Tutti i giorni ci troviamo all’interno di crisi che sembrano non appartenerci, perché in aeroporto si lavora senza sosta, 365 giorni l’anno, e l’operativo è sempre sostenuto, visto che tra feste comandate, ferie e viaggi di lavoro non ci sono mai tempi morti. Non si può più parlare di lavoro stagionale, e anche per questo dovremmo batterci, perché le persone che lavorano all’interno dell’aeroporto abbiano un contratto a tempo indeterminato.
In aeroporto lavorano in tutto 40.000 persone – Alitalia e non -, ci sono lavoratori per la manutenzione, per le pulizie, per spostare i carrelli: l’aeroporto è una grande città, una grande possibilità di lavoro e una grande scommessa, ed è l’ora di far capire a tutti che non siamo noi lavoratori ad avere ancora qualcosa da toglierci, dopo tutti questi anni.
Dobbiamo guardare avanti e cercare di ottenere un contratto equo, sicuro per tutti, con quelle tutele che servono per rimettersi in campo sul piano familiare: perché dove c’è lavoro c’è famiglia, c’è possibilità relazionale, c’è il requisito fondamentale per stare bene in questa vita. C’è un generale clima di sfiducia tra noi, ma c’è anche tanta voglia di continuare in questo percorso lavorativo, perché quello che importa adesso è il lavoro: tutti vogliono lavorare.
Michele, comandante
Provengo da AirOne e sono in Alitalia dal 2010: da quando c’è stata la fusione tra le due compagnie. La situazione che stiamo vivendo è veramente stressante, perché sono anni ormai che si ripete. Per quest’ultima crisi in particolare ci troviamo già al terzo rinvio e siamo in attesa di conoscere quale sarà il nostro destino, dal punto di vista occupazionale prima di tutto: sentiamo parlare ancora di esuberi, di tagli salariali, di ulteriori difficoltà per la nostra vita quotidiana. Speriamo, con tutto il cuore, che questo Governo riesca a studiare una soluzione che preveda un rilancio a tutti gli effetti, un piano industriale serio, con un investimento adeguato per acquistare altre macchine, espandersi e rilanciare tutta la Compagnia. Le retribuzioni le hanno già ridotte all’osso, sono addirittura inferiori a quelle delle major europee, i tagli li hanno già fatti e non possono continuare a risparmiare su di noi.

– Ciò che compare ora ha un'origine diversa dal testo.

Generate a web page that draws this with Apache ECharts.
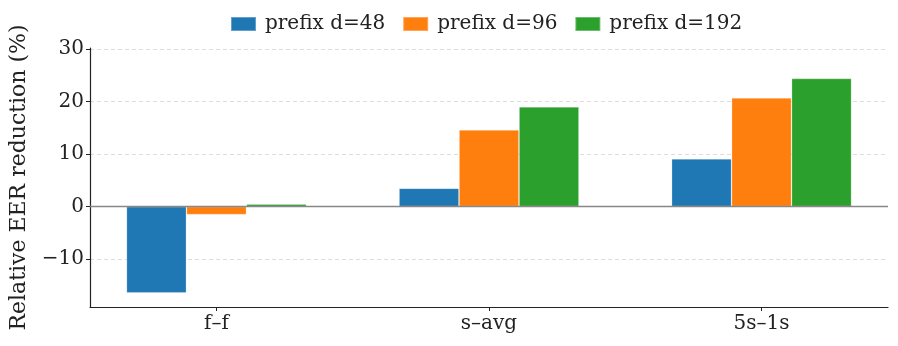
<!DOCTYPE html>
<html>
<head>
<meta charset="utf-8">
<script src="https://cdn.jsdelivr.net/npm/echarts@6/dist/echarts.min.js"></script>
<style>
  html, body { margin: 0; padding: 0; background: #fff; }
  #chart { width: 898px; height: 346px; }
</style>
</head>
<body>
<div id="chart"></div>
<script>
// data
var categories = ['f–f', 's–avg', '5s–1s']
var seriesNames = ['prefix d=48', 'prefix d=96', 'prefix d=192']
var d48 = [-16.4, 3.5, 9.1]
var d96 = [-1.5, 14.6, 20.7]
var d192 = [0.5, 19.0, 24.4]
var yTicks = [-10, 0, 10, 20, 30]
var colors = ['#1f77b4', '#ff7f0e', '#2ca02c']

var font = 'DejaVu Serif'
var chart = echarts.init(document.getElementById('chart'), null, { renderer: 'canvas' })

function toPoints(vals) {
  return vals.map(function (v, i) { return [i, v] })
}

var allData = [d48, d96, d192]
var series = allData.map(function (vals, k) {
  var s = {
    name: seriesNames[k],
    type: 'bar',
    data: toPoints(vals),
    barWidth: 60,
    barGap: '0%',
    itemStyle: {
      color: colors[k],
      borderColor: 'rgba(255,255,255,0.3)',
      borderWidth: 0.8
    },
    animation: false
  }
  if (k === 2) {
    // horizontal zero line
    s.markLine = {
      silent: true,
      symbol: ['none', 'none'],
      label: { show: false },
      lineStyle: { color: '#888', width: 1.3, type: 'solid' },
      data: [{ yAxis: 0 }],
      z: 10
    }
  }
  return s
})

chart.setOption({
  animation: false,
  color: colors,
  textStyle: { fontFamily: font },
  legend: {
    top: 14,
    left: 230,
    icon: 'rect',
    itemWidth: 25,
    itemHeight: 14,
    itemGap: 17,
    padding: 0,
    textStyle: { fontFamily: font, fontSize: 20, color: '#222', padding: [0, 0, 0, 4] },
    data: seriesNames
  },
  grid: {
    left: 89,
    right: 10,
    top: 48,
    bottom: 39
  },
  xAxis: {
    type: 'value',
    min: -0.464,
    max: 2.464,
    axisLine: { show: true, onZero: false, lineStyle: { color: '#222', width: 1.2 } },
    axisTick: { show: true, customValues: [0, 1, 2], length: 4, inside: false, lineStyle: { color: '#222' } },
    axisLabel: {
      customValues: [0, 1, 2],
      formatter: function (v) { return categories[Math.round(v)] },
      fontFamily: font,
      fontSize: 20,
      color: '#222',
      margin: 7
    },
    splitLine: { show: false }
  },
  yAxis: {
    type: 'value',
    min: -19.1,
    max: 30.2,
    name: 'Relative EER reduction (%)',
    nameLocation: 'middle',
    nameRotate: 90,
    nameGap: 60,
    nameTextStyle: { fontFamily: font, fontSize: 22, color: '#222' },
    axisLine: { show: true, onZero: false, lineStyle: { color: '#222', width: 1.2 } },
    axisTick: { show: true, customValues: yTicks, length: 4, lineStyle: { color: '#222' } },
    axisLabel: {
      customValues: yTicks,
      formatter: function (v) { return v < 0 ? '\u2212' + Math.abs(v) : String(v) },
      fontFamily: font,
      fontSize: 20,
      color: '#222',
      margin: 6
    },
    splitLine: { show: true, lineStyle: { color: '#d4d4d4', type: [4, 3], width: 0.8 } }
  },
  series: series
})
</script>
</body>
</html>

Anche le turnazioni, per quanto rispettino le norme previste, sono proprio al limite della legalità e un certo affaticamento lo creano. Studiando regolamenti di servizio e limiti di impiego abbiamo visto che esistono delle zone grigie, dove non c’è esattamente una regola fissa. Sono punti che andrebbero chiariti, nell’interesse di tutti, per un servizio più regolare e più fluido. L’incertezza nella quale viviamo non è bella e si riverbera nella sfera familiare. I piloti hanno più possibilità di cambiare, hanno delle alternative, la possibilità di essere assunti da altre compagnie, diversi primi ufficiali e qualche comandante sono andati a lavorare all’estero. Io lo farei solo se fossi proprio costretto. Perché dobbiamo lasciare il nostro Paese? Siamo italiani, la situazione si deve risolvere, la Compagnia se gestita bene può andare bene. Speriamo in una nazionalizzazione, perché la nostra visione del privato ormai non è più positiva, e in un piano industriale serio. Ci vogliono le persone giuste che gestiscano bene, i lavoratori non danno problemi: noi lavoriamo, siamo pagati meno dei nostri colleghi europei ma facciamo la nostra parte, e vorremmo continuare.